**What you have to do:**
Output nothing but the lines from the one with "Generate a Python" through the one with "RED = '#ff0000'", including both. Leave the pictures out of the copy.

**Exercise input:**
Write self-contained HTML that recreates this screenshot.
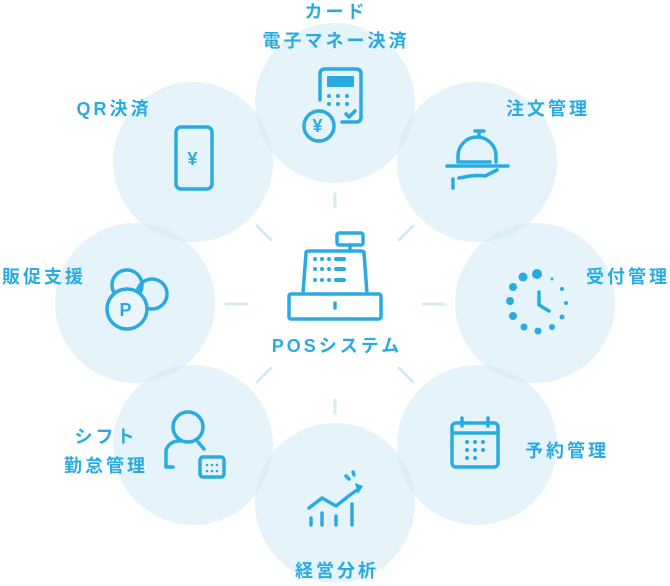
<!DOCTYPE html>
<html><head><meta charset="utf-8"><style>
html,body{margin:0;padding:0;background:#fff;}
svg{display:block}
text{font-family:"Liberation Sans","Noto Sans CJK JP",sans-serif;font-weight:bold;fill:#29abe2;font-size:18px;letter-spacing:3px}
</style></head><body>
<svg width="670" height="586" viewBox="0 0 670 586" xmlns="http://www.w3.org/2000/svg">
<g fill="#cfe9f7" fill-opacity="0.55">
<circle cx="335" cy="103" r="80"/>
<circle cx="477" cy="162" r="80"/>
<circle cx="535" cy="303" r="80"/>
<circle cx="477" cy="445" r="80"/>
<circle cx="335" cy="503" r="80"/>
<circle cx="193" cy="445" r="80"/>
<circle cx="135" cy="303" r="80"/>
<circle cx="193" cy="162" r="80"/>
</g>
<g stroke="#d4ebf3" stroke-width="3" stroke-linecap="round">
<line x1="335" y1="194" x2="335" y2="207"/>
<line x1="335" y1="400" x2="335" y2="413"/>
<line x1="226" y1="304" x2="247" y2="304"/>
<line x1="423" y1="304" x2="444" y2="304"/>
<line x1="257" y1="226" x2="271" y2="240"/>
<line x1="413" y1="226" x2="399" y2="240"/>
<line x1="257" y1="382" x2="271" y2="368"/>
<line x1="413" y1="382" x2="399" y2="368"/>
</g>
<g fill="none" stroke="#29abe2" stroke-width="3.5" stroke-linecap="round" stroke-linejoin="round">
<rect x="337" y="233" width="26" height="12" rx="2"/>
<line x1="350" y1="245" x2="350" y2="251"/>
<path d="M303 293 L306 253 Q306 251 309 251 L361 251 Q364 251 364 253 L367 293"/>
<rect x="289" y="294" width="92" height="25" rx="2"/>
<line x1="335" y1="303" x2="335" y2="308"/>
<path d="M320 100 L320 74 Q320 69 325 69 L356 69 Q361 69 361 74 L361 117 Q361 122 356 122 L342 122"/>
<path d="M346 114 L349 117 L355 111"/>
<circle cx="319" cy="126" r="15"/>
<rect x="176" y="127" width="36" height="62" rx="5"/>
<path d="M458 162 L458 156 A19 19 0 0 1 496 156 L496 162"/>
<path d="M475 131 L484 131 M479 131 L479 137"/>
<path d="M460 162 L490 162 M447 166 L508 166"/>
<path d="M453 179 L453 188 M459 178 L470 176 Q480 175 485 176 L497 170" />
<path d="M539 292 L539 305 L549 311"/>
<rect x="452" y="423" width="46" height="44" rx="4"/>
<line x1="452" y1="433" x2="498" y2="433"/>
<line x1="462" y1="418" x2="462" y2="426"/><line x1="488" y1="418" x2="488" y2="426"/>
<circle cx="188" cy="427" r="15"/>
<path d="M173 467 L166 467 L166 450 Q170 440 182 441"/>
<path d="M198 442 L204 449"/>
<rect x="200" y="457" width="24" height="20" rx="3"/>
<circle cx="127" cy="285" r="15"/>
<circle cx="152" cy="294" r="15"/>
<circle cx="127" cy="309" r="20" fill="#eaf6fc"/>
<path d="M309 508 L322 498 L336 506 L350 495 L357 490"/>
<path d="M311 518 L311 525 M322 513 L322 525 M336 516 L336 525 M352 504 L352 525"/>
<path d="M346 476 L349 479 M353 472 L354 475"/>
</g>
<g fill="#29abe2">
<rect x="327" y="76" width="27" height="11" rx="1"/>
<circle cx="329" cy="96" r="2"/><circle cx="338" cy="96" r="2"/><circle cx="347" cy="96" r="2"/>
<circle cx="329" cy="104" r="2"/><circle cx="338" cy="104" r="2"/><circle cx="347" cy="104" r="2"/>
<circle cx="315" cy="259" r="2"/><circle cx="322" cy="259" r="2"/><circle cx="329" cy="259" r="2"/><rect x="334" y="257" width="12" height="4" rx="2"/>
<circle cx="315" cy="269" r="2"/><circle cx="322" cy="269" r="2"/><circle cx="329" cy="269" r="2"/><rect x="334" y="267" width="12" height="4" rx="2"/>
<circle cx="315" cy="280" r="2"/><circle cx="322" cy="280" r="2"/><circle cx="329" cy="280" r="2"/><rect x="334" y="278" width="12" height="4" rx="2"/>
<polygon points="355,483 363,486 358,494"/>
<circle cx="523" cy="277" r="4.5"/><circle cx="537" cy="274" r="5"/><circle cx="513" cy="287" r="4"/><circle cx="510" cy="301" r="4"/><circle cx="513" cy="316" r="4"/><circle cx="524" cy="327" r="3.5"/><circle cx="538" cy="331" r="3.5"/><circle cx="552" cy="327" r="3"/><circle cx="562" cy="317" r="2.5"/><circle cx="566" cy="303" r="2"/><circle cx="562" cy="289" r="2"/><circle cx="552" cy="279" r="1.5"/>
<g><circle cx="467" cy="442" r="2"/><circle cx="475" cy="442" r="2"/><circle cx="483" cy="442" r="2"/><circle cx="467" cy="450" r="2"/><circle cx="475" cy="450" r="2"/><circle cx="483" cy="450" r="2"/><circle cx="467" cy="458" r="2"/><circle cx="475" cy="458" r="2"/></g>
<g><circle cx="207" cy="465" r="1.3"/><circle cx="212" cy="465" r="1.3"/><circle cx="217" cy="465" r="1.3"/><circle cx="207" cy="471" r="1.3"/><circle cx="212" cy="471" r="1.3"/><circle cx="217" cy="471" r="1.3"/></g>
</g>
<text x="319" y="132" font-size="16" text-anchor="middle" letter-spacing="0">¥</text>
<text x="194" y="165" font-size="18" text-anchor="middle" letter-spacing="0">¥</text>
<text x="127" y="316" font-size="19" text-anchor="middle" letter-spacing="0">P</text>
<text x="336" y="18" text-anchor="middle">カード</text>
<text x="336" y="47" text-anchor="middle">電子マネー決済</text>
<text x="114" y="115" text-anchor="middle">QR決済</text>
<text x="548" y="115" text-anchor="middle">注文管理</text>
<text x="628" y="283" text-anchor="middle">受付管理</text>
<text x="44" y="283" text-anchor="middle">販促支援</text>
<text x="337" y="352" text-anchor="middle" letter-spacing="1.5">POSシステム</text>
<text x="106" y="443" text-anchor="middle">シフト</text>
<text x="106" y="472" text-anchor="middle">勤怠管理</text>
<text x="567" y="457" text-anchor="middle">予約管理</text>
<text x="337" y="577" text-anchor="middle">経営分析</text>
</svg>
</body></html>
--
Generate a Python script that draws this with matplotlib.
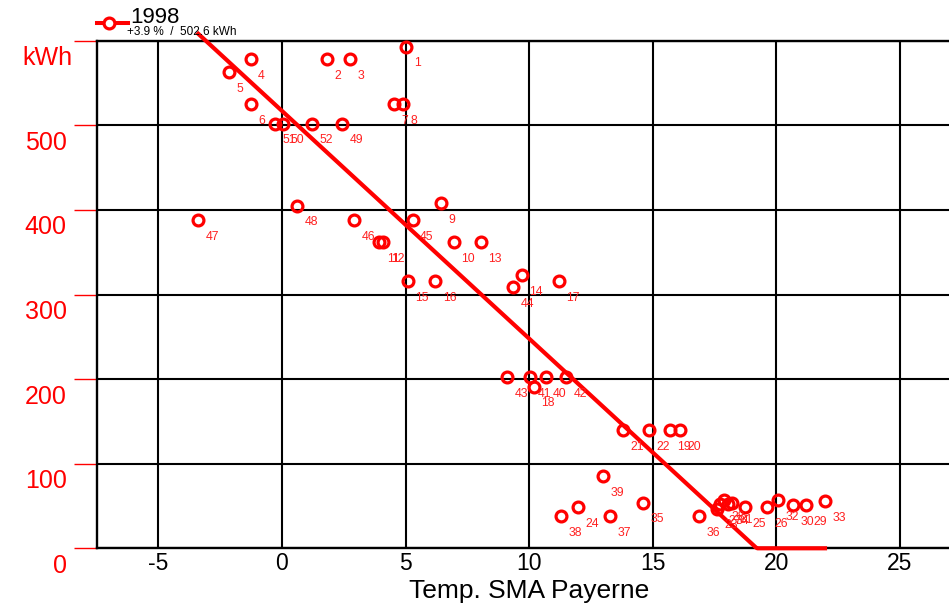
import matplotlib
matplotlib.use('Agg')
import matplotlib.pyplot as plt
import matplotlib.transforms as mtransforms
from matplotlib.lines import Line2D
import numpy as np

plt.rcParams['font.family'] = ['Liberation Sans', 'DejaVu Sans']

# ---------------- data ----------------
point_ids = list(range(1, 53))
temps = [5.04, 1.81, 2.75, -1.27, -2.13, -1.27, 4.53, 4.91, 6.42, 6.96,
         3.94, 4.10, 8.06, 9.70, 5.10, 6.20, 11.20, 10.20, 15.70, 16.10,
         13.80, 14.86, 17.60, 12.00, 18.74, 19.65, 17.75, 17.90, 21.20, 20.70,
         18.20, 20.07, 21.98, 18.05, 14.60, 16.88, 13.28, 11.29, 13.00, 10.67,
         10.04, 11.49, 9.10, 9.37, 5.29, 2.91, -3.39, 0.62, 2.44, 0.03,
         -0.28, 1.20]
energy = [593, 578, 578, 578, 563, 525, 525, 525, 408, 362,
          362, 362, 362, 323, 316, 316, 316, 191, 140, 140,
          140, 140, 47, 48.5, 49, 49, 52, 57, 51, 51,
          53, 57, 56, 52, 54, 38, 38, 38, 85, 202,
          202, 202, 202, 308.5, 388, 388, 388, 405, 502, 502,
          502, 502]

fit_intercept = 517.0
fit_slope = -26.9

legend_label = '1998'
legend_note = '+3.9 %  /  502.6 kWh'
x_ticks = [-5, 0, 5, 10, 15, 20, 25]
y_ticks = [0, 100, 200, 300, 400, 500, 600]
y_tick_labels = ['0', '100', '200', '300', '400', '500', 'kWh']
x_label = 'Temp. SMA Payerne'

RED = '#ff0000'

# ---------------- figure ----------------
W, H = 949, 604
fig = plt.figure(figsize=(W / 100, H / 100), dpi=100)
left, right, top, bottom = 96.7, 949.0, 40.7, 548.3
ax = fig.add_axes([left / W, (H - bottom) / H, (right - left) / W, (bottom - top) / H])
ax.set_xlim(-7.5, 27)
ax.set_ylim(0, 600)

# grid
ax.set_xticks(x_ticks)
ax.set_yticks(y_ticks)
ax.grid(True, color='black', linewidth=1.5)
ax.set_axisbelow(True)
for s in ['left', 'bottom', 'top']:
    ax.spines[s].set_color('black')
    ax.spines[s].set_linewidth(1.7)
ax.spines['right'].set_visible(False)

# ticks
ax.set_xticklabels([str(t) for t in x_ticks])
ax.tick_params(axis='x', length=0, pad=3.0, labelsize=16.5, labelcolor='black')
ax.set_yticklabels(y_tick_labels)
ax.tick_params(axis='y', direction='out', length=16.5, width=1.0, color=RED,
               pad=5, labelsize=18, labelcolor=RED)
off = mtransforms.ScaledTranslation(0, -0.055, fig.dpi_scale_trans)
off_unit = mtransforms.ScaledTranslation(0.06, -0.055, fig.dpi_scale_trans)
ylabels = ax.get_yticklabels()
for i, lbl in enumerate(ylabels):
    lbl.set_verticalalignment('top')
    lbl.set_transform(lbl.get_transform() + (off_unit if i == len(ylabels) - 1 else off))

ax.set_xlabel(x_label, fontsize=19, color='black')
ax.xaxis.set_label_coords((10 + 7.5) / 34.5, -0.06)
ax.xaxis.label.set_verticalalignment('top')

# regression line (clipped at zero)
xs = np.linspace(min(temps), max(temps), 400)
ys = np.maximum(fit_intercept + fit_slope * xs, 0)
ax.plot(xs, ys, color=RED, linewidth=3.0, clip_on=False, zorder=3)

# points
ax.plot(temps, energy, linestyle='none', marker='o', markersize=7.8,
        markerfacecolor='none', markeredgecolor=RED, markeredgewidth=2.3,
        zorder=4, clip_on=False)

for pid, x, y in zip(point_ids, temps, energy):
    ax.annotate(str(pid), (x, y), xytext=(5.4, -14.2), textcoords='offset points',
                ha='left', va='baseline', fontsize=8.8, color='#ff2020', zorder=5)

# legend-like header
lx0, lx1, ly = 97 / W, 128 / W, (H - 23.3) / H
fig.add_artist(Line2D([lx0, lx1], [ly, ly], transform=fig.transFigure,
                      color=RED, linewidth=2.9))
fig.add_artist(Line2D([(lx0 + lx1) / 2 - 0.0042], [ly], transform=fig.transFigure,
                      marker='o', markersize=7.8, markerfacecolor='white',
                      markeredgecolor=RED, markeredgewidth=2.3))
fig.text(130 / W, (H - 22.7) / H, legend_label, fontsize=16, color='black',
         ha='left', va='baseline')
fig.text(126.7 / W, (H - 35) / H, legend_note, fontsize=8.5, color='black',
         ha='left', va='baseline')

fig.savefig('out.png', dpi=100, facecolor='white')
--
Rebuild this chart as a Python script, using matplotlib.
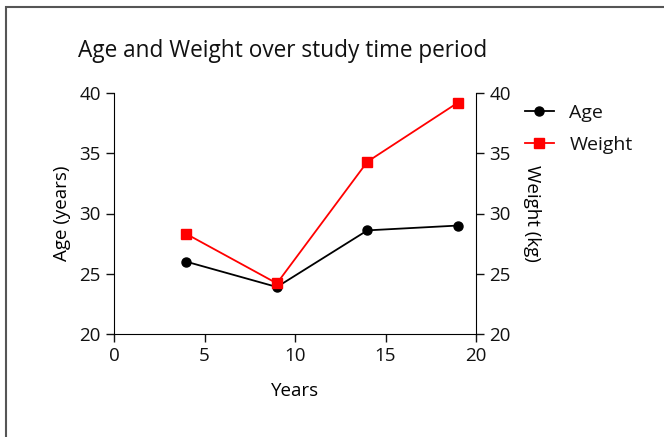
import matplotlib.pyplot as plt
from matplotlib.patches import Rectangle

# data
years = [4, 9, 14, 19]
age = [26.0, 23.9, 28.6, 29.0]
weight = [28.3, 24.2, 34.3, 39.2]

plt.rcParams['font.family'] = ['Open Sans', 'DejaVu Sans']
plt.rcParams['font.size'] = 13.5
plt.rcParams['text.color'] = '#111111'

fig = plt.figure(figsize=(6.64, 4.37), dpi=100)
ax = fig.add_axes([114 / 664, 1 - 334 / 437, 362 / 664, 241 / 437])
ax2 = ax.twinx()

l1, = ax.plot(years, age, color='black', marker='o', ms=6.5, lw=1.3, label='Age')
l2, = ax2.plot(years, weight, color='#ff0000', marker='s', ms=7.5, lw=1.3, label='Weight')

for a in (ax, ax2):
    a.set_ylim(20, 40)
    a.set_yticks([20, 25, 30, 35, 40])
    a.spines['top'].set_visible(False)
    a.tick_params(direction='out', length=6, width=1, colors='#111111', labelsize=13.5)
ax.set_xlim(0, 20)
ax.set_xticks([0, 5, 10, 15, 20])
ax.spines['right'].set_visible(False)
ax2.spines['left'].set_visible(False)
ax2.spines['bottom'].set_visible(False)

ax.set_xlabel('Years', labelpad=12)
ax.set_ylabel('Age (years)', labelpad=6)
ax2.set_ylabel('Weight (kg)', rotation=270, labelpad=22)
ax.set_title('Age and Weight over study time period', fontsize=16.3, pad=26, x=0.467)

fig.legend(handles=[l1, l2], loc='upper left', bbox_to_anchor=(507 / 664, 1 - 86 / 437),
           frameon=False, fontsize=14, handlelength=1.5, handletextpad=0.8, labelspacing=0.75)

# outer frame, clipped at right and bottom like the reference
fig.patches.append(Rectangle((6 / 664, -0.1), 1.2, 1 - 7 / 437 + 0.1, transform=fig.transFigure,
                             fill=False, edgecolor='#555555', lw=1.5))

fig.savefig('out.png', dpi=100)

**Finished answer:**
Generate a Python script that draws this with matplotlib.
import matplotlib
matplotlib.use('Agg')
import matplotlib.pyplot as plt
import matplotlib.transforms as mtransforms
from matplotlib.lines import Line2D
import numpy as np

plt.rcParams['font.family'] = ['Liberation Sans', 'DejaVu Sans']

# ---------------- data ----------------
point_ids = list(range(1, 53))
temps = [5.04, 1.81, 2.75, -1.27, -2.13, -1.27, 4.53, 4.91, 6.42, 6.96,
         3.94, 4.10, 8.06, 9.70, 5.10, 6.20, 11.20, 10.20, 15.70, 16.10,
         13.80, 14.86, 17.60, 12.00, 18.74, 19.65, 17.75, 17.90, 21.20, 20.70,
         18.20, 20.07, 21.98, 18.05, 14.60, 16.88, 13.28, 11.29, 13.00, 10.67,
         10.04, 11.49, 9.10, 9.37, 5.29, 2.91, -3.39, 0.62, 2.44, 0.03,
         -0.28, 1.20]
energy = [593, 578, 578, 578, 563, 525, 525, 525, 408, 362,
          362, 362, 362, 323, 316, 316, 316, 191, 140, 140,
          140, 140, 47, 48.5, 49, 49, 52, 57, 51, 51,
          53, 57, 56, 52, 54, 38, 38, 38, 85, 202,
          202, 202, 202, 308.5, 388, 388, 388, 405, 502, 502,
          502, 502]

fit_intercept = 517.0
fit_slope = -26.9

legend_label = '1998'
legend_note = '+3.9 %  /  502.6 kWh'
x_ticks = [-5, 0, 5, 10, 15, 20, 25]
y_ticks = [0, 100, 200, 300, 400, 500, 600]
y_tick_labels = ['0', '100', '200', '300', '400', '500', 'kWh']
x_label = 'Temp. SMA Payerne'

RED = '#ff0000'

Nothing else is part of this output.